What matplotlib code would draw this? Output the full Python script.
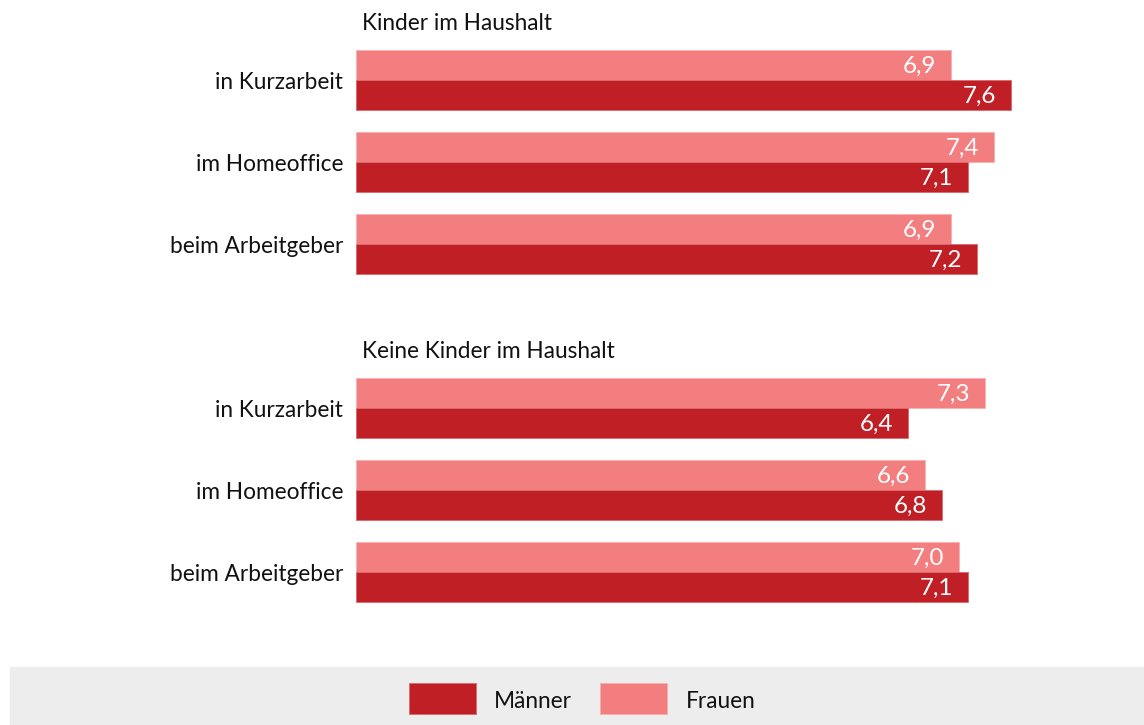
import matplotlib
matplotlib.use("Agg")
import matplotlib.pyplot as plt
from matplotlib.patches import Rectangle

plt.rcParams['font.family'] = ['Lato', 'DejaVu Sans']

groups = ["Kinder im Haushalt", "Keine Kinder im Haushalt"]
categories = ["in Kurzarbeit", "im Homeoffice", "beim Arbeitgeber"]
frauen = [[6.9, 7.4, 6.9], [7.3, 6.6, 7.0]]
maenner = [[7.6, 7.1, 7.2], [6.4, 6.8, 7.1]]

c_m = "#C01F26"
c_f = "#F37E80"

W, H = 1144, 725
fig = plt.figure(figsize=(W / 100, H / 100), dpi=100)

ax = fig.add_axes([356 / W, (H - 660) / H, (W - 356) / W, 660 / H])
px_per_unit = 86.2
ax.set_xlim(0, (W - 356) / px_per_unit)
ax.set_ylim((660 - 80) / 82, (0 - 80) / 82)
ax.axis("off")

fs_lab = 16.3
fs_val = 17.5
bh = 30 / 82
for gi, g in enumerate(groups):
    base = gi * 4
    ax.text(0.07, base - 0.69, g, fontsize=fs_lab, ha="left", va="center",
            color="#111111")
    for ci, cat in enumerate(categories):
        y = base + ci
        ax.barh(y - bh / 2, frauen[gi][ci], height=bh, color=c_f,
                edgecolor="#F8B0B1", linewidth=0.6)
        ax.barh(y + bh / 2, maenner[gi][ci], height=bh, color=c_m,
                edgecolor="#D86A6E", linewidth=0.6)
        ax.text(frauen[gi][ci] - 0.17, y - bh / 2 + 0.015,
                f"{frauen[gi][ci]:.1f}".replace(".", ","),
                color="white", fontsize=fs_val, ha="right", va="center")
        ax.text(maenner[gi][ci] - 0.17, y + bh / 2 + 0.015,
                f"{maenner[gi][ci]:.1f}".replace(".", ","),
                color="white", fontsize=fs_val, ha="right", va="center")
        ax.text(-0.15, y + 0.03, cat, fontsize=fs_lab, ha="right",
                va="center", color="#111111")

fig.patches.append(Rectangle((10 / W, 0), (W - 10) / W, (H - 667) / H,
                             transform=fig.transFigure, color="#EDEDED",
                             zorder=0))
fig.patches.append(Rectangle((409 / W, (H - 714) / H), 67 / W, 31 / H,
                             transform=fig.transFigure, facecolor=c_m,
                             edgecolor="#D86A6E", linewidth=0.6, zorder=1))
fig.patches.append(Rectangle((600 / W, (H - 714) / H), 67 / W, 31 / H,
                             transform=fig.transFigure, facecolor=c_f,
                             edgecolor="#F8B0B1", linewidth=0.6, zorder=1))
fig.text(494 / W, (H - 701) / H, "Männer", fontsize=fs_lab, ha="left",
         va="center", color="#111111")
fig.text(686 / W, (H - 701) / H, "Frauen", fontsize=fs_lab, ha="left",
         va="center", color="#111111")

fig.savefig("out.png", dpi=100)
★ ★ ★ ★ ★ ★ ★
### What is being asked
Copy the data character for character, but drop all pictures from the copy.

### Written response
What matplotlib code would draw this? Output the full Python script.
import matplotlib
matplotlib.use("Agg")
import matplotlib.pyplot as plt
from matplotlib.patches import Rectangle

plt.rcParams['font.family'] = ['Lato', 'DejaVu Sans']

groups = ["Kinder im Haushalt", "Keine Kinder im Haushalt"]
categories = ["in Kurzarbeit", "im Homeoffice", "beim Arbeitgeber"]
frauen = [[6.9, 7.4, 6.9], [7.3, 6.6, 7.0]]
maenner = [[7.6, 7.1, 7.2], [6.4, 6.8, 7.1]]

c_m = "#C01F26"
c_f = "#F37E80"

W, H = 1144, 725
fig = plt.figure(figsize=(W / 100, H / 100), dpi=100)

ax = fig.add_axes([356 / W, (H - 660) / H, (W - 356) / W, 660 / H])
px_per_unit = 86.2
ax.set_xlim(0, (W - 356) / px_per_unit)
ax.set_ylim((660 - 80) / 82, (0 - 80) / 82)
ax.axis("off")

fs_lab = 16.3
fs_val = 17.5
bh = 30 / 82
for gi, g in enumerate(groups):
    base = gi * 4
    ax.text(0.07, base - 0.69, g, fontsize=fs_lab, ha="left", va="center",
            color="#111111")
    for ci, cat in enumerate(categories):
        y = base + ci
        ax.barh(y - bh / 2, frauen[gi][ci], height=bh, color=c_f,
                edgecolor="#F8B0B1", linewidth=0.6)
        ax.barh(y + bh / 2, maenner[gi][ci], height=bh, color=c_m,
                edgecolor="#D86A6E", linewidth=0.6)
        ax.text(frauen[gi][ci] - 0.17, y - bh / 2 + 0.015,
                f"{frauen[gi][ci]:.1f}".replace(".", ","),
                color="white", fontsize=fs_val, ha="right", va="center")
        ax.text(maenner[gi][ci] - 0.17, y + bh / 2 + 0.015,
                f"{maenner[gi][ci]:.1f}".replace(".", ","),
                color="white", fontsize=fs_val, ha="right", va="center")
        ax.text(-0.15, y + 0.03, cat, fontsize=fs_lab, ha="right",
                va="center", color="#111111")

fig.patches.append(Rectangle((10 / W, 0), (W - 10) / W, (H - 667) / H,
                             transform=fig.transFigure, color="#EDEDED",
                             zorder=0))
fig.patches.append(Rectangle((409 / W, (H - 714) / H), 67 / W, 31 / H,
                             transform=fig.transFigure, facecolor=c_m,
                             edgecolor="#D86A6E", linewidth=0.6, zorder=1))
fig.patches.append(Rectangle((600 / W, (H - 714) / H), 67 / W, 31 / H,
                             transform=fig.transFigure, facecolor=c_f,
                             edgecolor="#F8B0B1", linewidth=0.6, zorder=1))
fig.text(494 / W, (H - 701) / H, "Männer", fontsize=fs_lab, ha="left",
         va="center", color="#111111")
fig.text(686 / W, (H - 701) / H, "Frauen", fontsize=fs_lab, ha="left",
         va="center", color="#111111")

fig.savefig("out.png", dpi=100)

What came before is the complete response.